INDReporter

Turnout turns down for sheriff's race

by Christiaan Mader

With 15 percent of the voting public still up for grabs and an assuredly dwindling electorate, the sheriff's race looks to be up in the air.

Lafayette Parish shows dismal voting returns
Louisiana Secretary of State

It doesn’t matter which race you look at, the narrative of this election cycle was directed by dismal turnout. You can blame it on the rain (you gotta blame it on something), the Tigers’ non-conference home game or electoral agnosticism (laziness), but Lafayette's participation level proves that voters are more than willing to disenfranchise themselves. Your vote definitely won’t count if you don’t cast it.

It’s unclear how all this disinterest affected the sheriff’s race which, despite the equalizing phenomenon of voter absence, concluded as expected — with a runoff between Chad Leger and Mark Garber. From a distance, the numbers themselves lined up as the polls predicted. Garber held a lead with a 46 percent plurality, seven points ahead of Leger. Breaking it down by region and individual precinct, Garber claimed at least plural victories in 91 of 128 precincts with majorities in 39 of those. Leger won 37 precincts, 14 by majority.

Not surprisingly, Leger did very well in Scott, Judice, Duson and Milton, sweeping Garber in Duson and Judice. Garber managed to eek out three of Scott’s 12 precincts, but Leger was a world-beater in the remaining nine.

Garber’s base, by contrast, is wider in geography but not as staunchly committed. Garber held fast in Broussard, Carencro and all three subdivisions of Lafayette city limits, but not with the same margins Leger boats in his strongholds.

Of course, while I can document all the numbers you want, it doesn’t really tell us too much about what might happen come Nov. 21. Assuming the same electorate shows up, Leger and Garber will have just over 15 percent of the pie to claim, left on the table by the departure of lower card candidates John Rogers and Rick Chargois. That’s 8,500 members of the dutiful voting public who have become ostensibly undecided as of the morning of Oct. 25.
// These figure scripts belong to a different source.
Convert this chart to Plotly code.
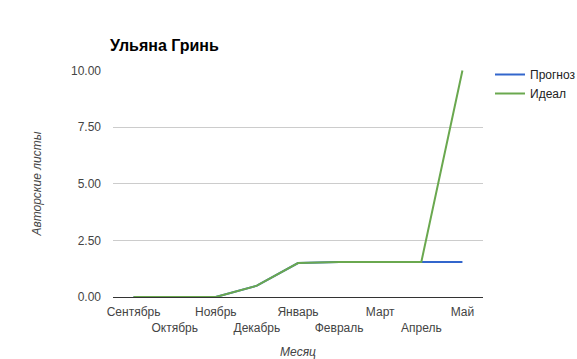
import plotly.graph_objects as go

months = ["Сентябрь", "Октябрь", "Ноябрь", "Декабрь", "Январь", "Февраль", "Март", "Апрель", "Май"]
forecast = [0, 0, 0, 0.5, 1.5, 1.55, 1.55, 1.55, 1.55]
ideal = [0, 0, 0, 0.5, 1.5, 1.55, 1.55, 1.55, 10]
y_ticks = [0, 2.5, 5, 7.5, 10]
y_tick_labels = ["0.00", "2.50", "5.00", "7.50", "10.00"]

tick_text = [m if i % 2 == 0 else "<br>" + m for i, m in enumerate(months)]

fig = go.Figure()
fig.add_trace(go.Scatter(x=list(range(len(months))), y=forecast, mode="lines", name="Прогноз",
                         line=dict(color="#3366cc", width=2)))
fig.add_trace(go.Scatter(x=list(range(len(months))), y=ideal, mode="lines", name="Идеал",
                         line=dict(color="#6aa84f", width=2)))

font_family = "Liberation Sans, Arial, sans-serif"
fig.update_layout(
    width=577, height=359,
    margin=dict(l=113, r=94, t=70, b=62),
    paper_bgcolor="white", plot_bgcolor="white",
    font=dict(family=font_family, size=12, color="#444444"),
    title=dict(text="<b>Ульяна Гринь</b>", x=110/577, xanchor="left", xref="container",
               y=1 - 45/359, yanchor="middle", font=dict(size=16, color="#000000", family=font_family)),
    legend=dict(xref="container", yref="container", x=490/577, y=1 - 60/359,
                xanchor="left", yanchor="top", font=dict(size=12, color="#222222"),
                bgcolor="rgba(0,0,0,0)", itemwidth=30, tracegroupgap=0),
    showlegend=True,
)
fig.update_xaxes(
    range=[-0.5, len(months) - 0.5], automargin=False,
    tickmode="array", tickvals=list(range(len(months))), ticktext=tick_text, tickangle=0,
    showgrid=False, zeroline=False, showline=False, ticks="",
    ticklabelstandoff=6,
    tickfont=dict(size=12, color="#444444"),
    title=dict(text="<i>Месяц</i>", font=dict(size=12, color="#444444"), standoff=14),
)
fig.update_yaxes(
    range=[0, 10.02], automargin=False,
    tickmode="array", tickvals=y_ticks, ticktext=y_tick_labels,
    showgrid=True, gridcolor="#cccccc", gridwidth=1,
    zeroline=True, zerolinecolor="#333333", zerolinewidth=1,
    showline=False, ticks="", ticklen=0,
    ticklabelstandoff=11,
    tickfont=dict(size=12, color="#444444"),
    title=dict(text="<i>Авторские листы</i>", font=dict(size=12, color="#444444"), standoff=26),
)
fig.write_html("out.html")
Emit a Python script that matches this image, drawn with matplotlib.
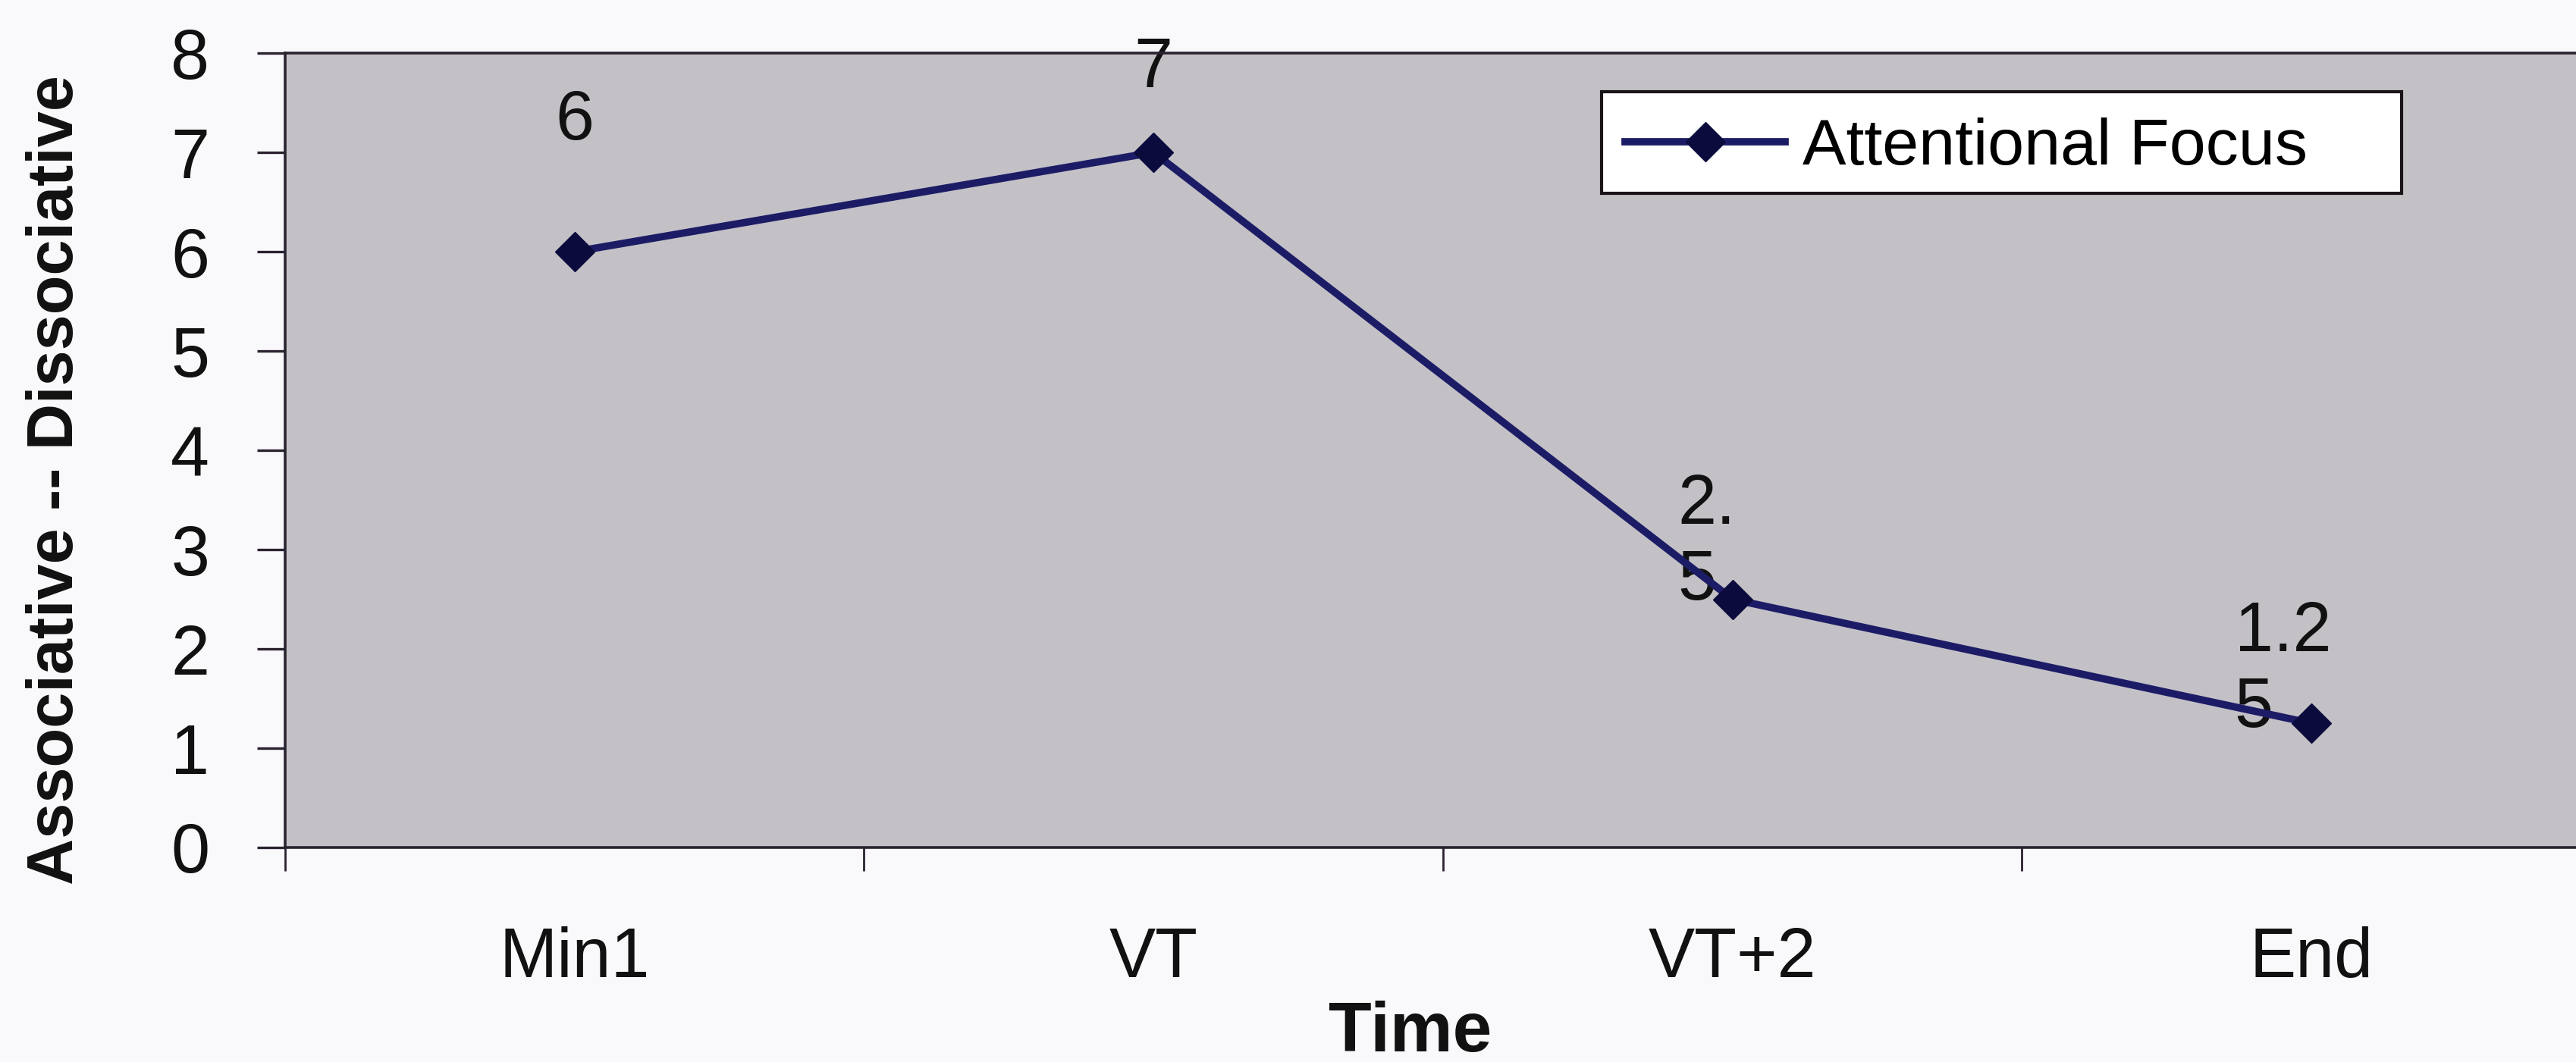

Conventional wisdom has held that Chargois’ supporters will cross over with Leger. Both men have openly criticized outgoing Sheriff Mike Neustrom’s decision to reject detainer requests of suspected undocumented immigrants, unless accompanied by warrant or judicial signature, introducing verbiage and statistics by anti-immigration distortion wizards Center for Immigration Studies into the electoral conversation. That issue was late-coming and launched by Leger-endorser City Marshal Brian Pope, and caught some fire in town with controversial language used to characterize the parish as a gift wrapped and ready for plundering undocumented felons.

While it’s unclear to what extent that message has resonated outside of Leger’s and Chargois’ support bases, the issue will certainly remain in the public eye for the next few weeks. Purveying fear of immigrant crime and allegations of departmental under-staffing, poor structural security and rampant contraband in the jail (coming to a head in a video released by attorney L. Clayton Burgess in preparation for suit of LPSO and LCG), Leger’s campaign will likely continue to build policy planks out of Neustrom’s administrative coffin and attempt to bury Garber in it.

Beyond considerations of whose supporters will go to which remaining candidate — at press time, neither Chargois nor Rogers has endorsed a run-off contender — it’s not a given that the vox populi will comprise of as many voices for the general election. The last election that featured a state-wide runoff on the ballot was 2014’s senatorial contest, which saw 51 percent statewide turnout for the Nov. 4 primary, with 50 percent turnout in Lafayette parish. That number dipped dramatically in the ensuing December runoff between then-Sen. Mary Landrieu and now-Sen. Bill Cassidy. Only 43 percent of statewide voters showed up to re-vote, and Cassidy's second place primary standing turned to victory.

That meager participation was still four points higher than the 2015 primary. If historical trends hold, we may be looking at even lower record lows. No matter what, this election will be decided by whoever decides to show up, however few that may be.